** start INPUT **
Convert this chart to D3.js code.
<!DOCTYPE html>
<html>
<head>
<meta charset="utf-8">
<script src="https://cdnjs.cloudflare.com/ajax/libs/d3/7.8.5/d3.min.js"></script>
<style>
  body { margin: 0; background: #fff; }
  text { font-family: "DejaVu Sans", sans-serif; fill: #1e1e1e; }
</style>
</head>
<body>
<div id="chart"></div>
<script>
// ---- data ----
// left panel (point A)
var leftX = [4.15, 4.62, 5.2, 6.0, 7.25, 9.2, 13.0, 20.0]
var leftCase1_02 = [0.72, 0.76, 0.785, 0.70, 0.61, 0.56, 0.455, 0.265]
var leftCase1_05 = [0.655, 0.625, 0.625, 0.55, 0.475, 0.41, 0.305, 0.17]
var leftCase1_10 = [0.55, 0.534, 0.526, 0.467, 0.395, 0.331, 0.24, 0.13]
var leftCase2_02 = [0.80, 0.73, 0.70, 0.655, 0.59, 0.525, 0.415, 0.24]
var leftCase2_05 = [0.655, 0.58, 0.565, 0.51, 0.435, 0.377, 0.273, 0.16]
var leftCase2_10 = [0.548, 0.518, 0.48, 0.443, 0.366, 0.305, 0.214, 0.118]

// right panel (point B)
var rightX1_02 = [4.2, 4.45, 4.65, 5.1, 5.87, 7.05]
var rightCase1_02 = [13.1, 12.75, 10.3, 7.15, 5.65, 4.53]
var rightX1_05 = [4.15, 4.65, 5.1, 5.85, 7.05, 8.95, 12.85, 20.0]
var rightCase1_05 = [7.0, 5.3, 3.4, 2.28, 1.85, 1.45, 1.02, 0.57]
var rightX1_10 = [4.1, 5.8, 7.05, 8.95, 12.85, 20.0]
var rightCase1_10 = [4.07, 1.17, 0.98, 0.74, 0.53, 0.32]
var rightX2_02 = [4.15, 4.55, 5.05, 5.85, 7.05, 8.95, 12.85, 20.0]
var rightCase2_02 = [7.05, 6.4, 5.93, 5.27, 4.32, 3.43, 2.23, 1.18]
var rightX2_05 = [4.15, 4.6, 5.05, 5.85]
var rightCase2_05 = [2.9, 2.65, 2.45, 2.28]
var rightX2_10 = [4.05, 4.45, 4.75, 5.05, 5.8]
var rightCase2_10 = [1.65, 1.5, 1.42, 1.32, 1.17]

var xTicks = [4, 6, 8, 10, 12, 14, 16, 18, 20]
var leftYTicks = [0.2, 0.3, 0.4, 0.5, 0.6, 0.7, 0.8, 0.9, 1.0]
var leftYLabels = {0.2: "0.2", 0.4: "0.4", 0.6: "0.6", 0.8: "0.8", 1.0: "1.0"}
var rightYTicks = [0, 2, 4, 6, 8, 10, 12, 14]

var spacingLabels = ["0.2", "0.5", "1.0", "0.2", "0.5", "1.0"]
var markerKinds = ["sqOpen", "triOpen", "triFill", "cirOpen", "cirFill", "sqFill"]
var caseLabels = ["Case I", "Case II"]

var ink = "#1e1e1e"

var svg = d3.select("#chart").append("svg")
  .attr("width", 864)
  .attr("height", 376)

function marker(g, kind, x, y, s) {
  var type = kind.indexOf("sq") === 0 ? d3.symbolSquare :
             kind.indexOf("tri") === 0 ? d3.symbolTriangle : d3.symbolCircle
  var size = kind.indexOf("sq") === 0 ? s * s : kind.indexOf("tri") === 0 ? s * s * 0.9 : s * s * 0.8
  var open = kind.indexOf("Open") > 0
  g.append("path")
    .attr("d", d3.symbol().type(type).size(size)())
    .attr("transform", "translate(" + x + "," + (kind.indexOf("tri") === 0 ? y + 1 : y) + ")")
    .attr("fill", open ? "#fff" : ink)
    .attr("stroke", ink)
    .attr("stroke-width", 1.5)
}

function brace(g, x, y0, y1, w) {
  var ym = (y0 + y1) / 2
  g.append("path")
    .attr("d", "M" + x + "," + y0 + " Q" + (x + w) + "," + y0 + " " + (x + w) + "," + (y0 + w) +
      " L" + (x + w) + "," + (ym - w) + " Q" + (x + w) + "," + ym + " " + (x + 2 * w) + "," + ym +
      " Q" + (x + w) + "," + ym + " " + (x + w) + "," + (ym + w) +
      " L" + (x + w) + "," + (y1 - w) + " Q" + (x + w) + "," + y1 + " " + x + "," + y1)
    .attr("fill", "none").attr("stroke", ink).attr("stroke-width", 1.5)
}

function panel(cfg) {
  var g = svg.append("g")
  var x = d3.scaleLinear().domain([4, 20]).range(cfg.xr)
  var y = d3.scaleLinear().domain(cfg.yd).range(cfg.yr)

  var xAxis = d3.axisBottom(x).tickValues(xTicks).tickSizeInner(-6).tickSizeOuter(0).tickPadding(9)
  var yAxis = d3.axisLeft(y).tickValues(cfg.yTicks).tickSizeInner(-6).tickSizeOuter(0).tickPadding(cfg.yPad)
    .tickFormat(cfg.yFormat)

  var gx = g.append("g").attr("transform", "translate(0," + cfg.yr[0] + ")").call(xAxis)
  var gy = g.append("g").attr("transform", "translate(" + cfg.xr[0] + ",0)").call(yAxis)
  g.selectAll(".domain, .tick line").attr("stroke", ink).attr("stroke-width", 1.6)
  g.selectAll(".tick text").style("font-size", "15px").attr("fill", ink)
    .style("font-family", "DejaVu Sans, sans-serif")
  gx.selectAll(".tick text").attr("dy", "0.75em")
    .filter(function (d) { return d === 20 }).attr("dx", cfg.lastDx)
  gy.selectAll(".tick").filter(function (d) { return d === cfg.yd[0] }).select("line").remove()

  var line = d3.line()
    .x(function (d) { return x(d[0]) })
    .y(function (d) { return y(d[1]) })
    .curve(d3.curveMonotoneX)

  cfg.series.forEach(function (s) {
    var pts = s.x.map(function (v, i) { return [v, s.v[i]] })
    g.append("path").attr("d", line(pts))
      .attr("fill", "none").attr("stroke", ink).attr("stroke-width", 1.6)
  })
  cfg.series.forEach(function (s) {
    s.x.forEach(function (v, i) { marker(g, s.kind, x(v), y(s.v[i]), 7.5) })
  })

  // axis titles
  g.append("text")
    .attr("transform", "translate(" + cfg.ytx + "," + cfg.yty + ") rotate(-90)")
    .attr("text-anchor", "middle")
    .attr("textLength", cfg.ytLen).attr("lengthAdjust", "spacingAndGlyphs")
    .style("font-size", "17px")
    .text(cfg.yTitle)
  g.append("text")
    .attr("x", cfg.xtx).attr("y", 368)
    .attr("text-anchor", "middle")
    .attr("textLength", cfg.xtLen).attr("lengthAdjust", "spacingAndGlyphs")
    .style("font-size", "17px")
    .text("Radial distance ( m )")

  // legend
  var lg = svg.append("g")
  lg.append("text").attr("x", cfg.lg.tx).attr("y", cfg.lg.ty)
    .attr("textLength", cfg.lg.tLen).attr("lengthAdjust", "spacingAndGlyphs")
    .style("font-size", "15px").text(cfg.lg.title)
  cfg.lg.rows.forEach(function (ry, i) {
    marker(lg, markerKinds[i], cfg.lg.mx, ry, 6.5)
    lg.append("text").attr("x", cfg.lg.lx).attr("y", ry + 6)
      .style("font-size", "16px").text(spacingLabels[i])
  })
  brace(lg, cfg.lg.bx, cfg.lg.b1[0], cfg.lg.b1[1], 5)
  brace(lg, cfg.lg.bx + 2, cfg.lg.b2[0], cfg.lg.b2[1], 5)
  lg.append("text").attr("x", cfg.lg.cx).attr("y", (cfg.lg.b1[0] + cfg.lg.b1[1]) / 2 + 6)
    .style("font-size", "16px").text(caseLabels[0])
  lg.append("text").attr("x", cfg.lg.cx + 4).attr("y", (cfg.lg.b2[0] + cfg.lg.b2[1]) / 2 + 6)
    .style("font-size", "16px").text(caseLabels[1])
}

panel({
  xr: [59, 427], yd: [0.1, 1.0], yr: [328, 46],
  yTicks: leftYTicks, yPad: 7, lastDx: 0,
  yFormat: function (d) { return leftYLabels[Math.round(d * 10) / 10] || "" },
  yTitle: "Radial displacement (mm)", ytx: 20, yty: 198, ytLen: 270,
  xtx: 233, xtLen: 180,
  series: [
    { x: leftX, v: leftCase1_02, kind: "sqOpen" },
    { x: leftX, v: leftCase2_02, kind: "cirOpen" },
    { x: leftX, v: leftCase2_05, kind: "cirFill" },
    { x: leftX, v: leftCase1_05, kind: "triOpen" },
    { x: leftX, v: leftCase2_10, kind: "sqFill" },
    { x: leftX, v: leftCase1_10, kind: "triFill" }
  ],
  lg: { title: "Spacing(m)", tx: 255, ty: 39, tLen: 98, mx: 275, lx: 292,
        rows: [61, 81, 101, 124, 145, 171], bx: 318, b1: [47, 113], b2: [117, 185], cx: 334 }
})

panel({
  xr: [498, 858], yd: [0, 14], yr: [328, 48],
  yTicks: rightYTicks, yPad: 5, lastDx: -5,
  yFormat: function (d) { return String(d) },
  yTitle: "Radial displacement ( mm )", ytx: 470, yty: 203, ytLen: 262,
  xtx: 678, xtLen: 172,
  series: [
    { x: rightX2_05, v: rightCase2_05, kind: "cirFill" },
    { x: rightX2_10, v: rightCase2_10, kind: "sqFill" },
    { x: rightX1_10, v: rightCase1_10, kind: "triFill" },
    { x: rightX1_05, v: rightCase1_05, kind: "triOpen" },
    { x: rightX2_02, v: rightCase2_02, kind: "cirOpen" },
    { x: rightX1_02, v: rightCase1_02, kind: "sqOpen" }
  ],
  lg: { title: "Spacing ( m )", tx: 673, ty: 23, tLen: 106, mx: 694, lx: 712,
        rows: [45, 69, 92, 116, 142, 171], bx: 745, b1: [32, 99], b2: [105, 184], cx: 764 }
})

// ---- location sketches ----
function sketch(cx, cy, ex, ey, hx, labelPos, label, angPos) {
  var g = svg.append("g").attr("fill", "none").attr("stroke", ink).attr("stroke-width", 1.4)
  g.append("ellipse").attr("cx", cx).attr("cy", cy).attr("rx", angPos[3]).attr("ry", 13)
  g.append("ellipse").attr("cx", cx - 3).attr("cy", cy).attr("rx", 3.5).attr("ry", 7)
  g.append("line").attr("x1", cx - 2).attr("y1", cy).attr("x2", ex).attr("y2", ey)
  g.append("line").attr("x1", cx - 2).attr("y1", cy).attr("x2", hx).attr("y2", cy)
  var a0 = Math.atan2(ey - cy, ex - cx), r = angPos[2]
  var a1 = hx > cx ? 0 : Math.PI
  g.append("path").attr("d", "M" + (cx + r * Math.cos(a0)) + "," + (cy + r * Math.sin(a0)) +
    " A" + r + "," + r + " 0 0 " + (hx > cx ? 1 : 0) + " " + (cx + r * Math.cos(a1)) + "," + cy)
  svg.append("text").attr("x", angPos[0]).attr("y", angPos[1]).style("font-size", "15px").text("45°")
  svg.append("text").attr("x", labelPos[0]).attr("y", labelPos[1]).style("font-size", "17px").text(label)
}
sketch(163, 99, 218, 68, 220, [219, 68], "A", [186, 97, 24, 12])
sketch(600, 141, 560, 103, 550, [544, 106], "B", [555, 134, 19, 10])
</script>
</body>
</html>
** end INPUT **
** start INPUT **
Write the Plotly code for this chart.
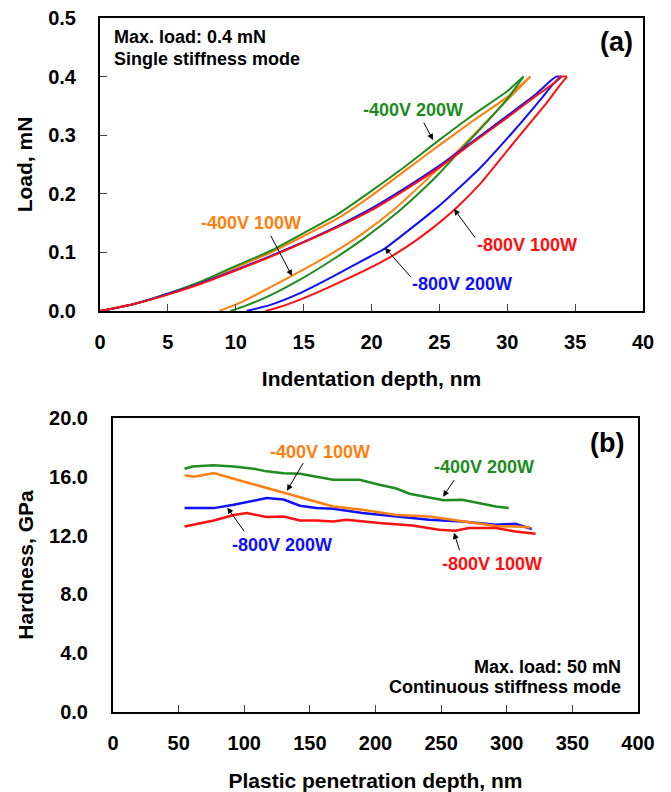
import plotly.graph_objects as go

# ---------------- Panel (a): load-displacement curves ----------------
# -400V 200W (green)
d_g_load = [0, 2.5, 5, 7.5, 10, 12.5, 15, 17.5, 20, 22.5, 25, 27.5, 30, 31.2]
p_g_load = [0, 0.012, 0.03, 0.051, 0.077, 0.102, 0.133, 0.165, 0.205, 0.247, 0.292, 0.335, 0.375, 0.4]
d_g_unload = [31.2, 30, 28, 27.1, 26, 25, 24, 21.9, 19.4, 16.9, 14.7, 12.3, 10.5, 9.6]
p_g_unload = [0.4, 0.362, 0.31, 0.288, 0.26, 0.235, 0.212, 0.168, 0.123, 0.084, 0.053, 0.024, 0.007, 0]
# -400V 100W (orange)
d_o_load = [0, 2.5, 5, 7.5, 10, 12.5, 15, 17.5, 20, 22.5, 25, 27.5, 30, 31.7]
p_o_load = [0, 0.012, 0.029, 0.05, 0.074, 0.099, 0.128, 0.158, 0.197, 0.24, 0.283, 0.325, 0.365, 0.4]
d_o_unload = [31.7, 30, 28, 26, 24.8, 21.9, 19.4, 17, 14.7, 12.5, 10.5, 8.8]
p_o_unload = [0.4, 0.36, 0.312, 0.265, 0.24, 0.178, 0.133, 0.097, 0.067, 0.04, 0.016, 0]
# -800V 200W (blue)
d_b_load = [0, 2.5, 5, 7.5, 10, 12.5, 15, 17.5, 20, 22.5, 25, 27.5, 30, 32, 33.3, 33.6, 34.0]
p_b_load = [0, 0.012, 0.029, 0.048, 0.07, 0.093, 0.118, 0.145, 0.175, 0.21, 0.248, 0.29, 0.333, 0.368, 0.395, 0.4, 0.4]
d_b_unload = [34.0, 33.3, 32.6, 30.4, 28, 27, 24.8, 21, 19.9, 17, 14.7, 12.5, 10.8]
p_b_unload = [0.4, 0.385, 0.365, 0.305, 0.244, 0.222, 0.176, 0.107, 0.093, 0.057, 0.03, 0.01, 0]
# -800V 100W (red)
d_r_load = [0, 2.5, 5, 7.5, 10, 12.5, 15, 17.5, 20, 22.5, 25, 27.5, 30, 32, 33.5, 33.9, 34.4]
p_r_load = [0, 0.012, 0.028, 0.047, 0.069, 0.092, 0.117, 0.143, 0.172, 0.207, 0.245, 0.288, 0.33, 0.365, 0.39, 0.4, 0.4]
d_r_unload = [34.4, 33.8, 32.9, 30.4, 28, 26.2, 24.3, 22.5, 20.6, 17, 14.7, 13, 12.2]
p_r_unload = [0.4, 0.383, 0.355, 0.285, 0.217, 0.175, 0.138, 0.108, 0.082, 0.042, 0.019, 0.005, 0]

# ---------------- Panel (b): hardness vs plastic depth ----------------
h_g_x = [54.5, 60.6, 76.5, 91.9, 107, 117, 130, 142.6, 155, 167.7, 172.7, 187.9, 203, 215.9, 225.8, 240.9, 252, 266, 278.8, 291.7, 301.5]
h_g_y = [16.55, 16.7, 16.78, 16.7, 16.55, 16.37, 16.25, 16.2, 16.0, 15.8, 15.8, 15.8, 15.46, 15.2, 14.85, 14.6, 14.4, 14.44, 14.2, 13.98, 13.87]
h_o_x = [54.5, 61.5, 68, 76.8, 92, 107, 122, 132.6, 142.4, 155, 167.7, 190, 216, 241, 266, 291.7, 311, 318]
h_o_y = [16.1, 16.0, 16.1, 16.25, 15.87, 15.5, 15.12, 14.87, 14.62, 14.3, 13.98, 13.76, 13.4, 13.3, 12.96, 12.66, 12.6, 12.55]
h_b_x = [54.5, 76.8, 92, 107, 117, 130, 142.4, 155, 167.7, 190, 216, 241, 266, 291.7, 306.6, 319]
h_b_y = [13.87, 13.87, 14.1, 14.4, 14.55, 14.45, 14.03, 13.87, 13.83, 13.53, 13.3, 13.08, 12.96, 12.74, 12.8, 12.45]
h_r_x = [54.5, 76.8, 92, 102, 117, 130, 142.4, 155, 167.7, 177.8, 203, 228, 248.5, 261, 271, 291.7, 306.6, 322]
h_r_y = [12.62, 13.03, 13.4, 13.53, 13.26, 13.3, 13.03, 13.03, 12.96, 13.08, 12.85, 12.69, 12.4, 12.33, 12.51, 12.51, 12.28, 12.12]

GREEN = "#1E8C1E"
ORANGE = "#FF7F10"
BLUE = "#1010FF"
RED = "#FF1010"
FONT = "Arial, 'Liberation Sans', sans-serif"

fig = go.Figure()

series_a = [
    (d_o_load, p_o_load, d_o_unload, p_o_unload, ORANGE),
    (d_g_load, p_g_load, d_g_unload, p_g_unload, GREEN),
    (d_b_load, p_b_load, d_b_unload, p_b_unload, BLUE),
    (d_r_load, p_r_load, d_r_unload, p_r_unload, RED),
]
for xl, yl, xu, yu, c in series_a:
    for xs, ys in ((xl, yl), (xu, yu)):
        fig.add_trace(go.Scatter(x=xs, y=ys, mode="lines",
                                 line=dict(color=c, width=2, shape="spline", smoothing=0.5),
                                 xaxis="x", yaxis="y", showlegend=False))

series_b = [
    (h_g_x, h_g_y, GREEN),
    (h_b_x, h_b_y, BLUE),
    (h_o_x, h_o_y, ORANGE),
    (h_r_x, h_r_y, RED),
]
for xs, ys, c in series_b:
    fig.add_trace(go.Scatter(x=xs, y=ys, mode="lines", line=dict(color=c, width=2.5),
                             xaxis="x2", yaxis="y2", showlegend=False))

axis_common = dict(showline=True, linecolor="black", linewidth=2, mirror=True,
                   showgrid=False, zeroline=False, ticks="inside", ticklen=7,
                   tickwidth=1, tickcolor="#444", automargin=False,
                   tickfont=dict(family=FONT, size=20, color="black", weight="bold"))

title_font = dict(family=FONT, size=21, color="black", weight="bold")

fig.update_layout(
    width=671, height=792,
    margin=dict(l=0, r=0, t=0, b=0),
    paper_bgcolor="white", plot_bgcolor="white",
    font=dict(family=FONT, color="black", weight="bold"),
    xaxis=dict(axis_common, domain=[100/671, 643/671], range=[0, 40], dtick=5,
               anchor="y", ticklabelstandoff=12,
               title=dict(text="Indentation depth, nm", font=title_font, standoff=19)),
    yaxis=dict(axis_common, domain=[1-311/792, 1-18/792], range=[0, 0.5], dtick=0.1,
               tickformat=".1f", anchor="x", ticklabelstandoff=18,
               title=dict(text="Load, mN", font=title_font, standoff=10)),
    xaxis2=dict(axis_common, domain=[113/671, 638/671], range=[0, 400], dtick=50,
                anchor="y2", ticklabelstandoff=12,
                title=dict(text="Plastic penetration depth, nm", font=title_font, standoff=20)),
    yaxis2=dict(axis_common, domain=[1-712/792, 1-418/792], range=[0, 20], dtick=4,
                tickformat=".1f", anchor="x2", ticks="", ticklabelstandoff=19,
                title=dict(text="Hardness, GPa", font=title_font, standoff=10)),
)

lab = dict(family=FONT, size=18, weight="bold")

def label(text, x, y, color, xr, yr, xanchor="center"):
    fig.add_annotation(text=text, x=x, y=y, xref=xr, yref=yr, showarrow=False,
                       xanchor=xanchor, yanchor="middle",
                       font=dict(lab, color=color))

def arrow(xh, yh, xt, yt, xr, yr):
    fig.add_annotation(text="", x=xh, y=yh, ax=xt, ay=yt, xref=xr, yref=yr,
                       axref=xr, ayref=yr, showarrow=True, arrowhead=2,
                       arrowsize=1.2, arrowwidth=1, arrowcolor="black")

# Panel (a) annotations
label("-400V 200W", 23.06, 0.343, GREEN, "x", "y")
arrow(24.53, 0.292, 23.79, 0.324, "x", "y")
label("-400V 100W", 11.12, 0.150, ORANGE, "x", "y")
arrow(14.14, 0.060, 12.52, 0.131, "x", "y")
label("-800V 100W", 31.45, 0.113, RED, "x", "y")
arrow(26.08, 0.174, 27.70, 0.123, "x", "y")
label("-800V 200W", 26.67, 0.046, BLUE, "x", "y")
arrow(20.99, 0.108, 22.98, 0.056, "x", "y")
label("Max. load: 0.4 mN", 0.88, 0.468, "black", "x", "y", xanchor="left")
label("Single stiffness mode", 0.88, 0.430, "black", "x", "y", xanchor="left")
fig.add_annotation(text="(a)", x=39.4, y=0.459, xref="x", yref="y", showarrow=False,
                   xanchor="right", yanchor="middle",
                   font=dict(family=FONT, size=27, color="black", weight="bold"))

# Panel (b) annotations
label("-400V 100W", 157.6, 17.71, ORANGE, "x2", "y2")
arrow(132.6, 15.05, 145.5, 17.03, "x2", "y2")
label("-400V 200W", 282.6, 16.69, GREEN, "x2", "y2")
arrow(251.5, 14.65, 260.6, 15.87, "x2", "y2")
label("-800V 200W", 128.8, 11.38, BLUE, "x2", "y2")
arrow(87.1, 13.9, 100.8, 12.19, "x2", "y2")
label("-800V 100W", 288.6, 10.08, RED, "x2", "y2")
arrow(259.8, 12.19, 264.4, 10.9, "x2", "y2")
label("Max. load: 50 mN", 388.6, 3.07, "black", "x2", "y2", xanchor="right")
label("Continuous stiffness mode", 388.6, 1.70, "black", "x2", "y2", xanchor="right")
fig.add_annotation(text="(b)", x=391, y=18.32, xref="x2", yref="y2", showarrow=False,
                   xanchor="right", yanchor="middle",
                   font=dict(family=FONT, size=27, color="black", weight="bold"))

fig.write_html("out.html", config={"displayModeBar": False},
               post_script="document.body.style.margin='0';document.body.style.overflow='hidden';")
** end INPUT **
** start INPUT **
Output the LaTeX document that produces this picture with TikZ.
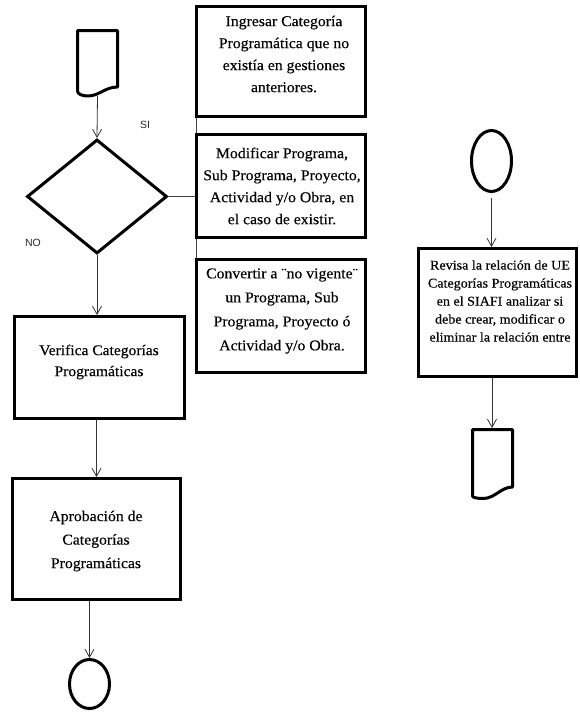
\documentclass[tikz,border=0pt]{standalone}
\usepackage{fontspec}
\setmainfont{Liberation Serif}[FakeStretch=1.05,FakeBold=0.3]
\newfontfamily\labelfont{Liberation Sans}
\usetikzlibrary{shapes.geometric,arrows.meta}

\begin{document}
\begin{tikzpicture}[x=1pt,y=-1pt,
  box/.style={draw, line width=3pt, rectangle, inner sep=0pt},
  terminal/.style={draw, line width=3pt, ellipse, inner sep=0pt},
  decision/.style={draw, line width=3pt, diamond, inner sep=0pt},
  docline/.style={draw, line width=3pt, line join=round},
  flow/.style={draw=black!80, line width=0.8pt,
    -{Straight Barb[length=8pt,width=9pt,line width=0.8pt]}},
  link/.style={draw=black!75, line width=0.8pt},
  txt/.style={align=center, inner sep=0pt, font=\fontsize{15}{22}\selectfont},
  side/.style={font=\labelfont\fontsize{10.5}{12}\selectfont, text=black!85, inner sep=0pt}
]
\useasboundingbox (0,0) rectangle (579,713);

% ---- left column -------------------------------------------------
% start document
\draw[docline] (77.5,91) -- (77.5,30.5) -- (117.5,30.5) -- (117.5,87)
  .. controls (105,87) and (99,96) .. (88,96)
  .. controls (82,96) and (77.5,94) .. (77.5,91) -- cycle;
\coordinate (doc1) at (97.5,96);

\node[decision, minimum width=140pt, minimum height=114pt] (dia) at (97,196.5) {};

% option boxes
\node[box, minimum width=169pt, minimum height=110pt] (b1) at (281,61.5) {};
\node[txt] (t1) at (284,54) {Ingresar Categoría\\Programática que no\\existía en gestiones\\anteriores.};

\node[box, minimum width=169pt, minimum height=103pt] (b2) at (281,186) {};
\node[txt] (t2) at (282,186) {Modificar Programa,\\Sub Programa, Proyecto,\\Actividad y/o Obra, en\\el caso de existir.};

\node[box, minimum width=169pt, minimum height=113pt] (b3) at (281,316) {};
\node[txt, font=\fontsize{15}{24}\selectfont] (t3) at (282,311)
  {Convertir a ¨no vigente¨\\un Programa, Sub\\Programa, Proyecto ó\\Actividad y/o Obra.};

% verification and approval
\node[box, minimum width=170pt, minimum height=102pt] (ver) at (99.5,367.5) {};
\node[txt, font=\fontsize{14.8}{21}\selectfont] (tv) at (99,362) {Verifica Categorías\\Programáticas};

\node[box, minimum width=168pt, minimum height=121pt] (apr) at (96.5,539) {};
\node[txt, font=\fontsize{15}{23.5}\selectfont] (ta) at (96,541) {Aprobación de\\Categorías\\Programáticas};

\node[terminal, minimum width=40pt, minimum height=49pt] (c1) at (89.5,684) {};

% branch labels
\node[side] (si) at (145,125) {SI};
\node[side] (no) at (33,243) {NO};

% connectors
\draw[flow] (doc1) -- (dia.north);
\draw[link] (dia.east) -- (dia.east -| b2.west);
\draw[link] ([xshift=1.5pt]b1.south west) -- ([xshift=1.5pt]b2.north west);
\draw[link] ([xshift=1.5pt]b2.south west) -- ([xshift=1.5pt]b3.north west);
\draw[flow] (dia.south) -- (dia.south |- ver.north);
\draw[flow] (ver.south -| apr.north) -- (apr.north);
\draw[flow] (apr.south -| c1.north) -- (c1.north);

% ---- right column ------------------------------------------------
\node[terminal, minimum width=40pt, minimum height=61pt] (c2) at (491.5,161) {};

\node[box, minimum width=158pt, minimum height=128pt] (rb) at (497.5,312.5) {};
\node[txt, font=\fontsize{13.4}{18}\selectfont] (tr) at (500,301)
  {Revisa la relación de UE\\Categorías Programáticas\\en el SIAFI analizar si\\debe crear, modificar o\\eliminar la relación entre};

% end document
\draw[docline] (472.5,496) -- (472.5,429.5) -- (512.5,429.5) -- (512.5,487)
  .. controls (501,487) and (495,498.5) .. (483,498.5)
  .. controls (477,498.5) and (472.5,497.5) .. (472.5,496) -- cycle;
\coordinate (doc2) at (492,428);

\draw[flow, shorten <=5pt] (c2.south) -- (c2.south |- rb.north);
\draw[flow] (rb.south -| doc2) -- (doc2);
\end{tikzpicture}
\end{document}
** end INPUT **
DO THIS: Copy every line of the records above that holds the word "code".

RESULT BELOW:
Convert this chart to D3.js code.
Write the Plotly code for this chart.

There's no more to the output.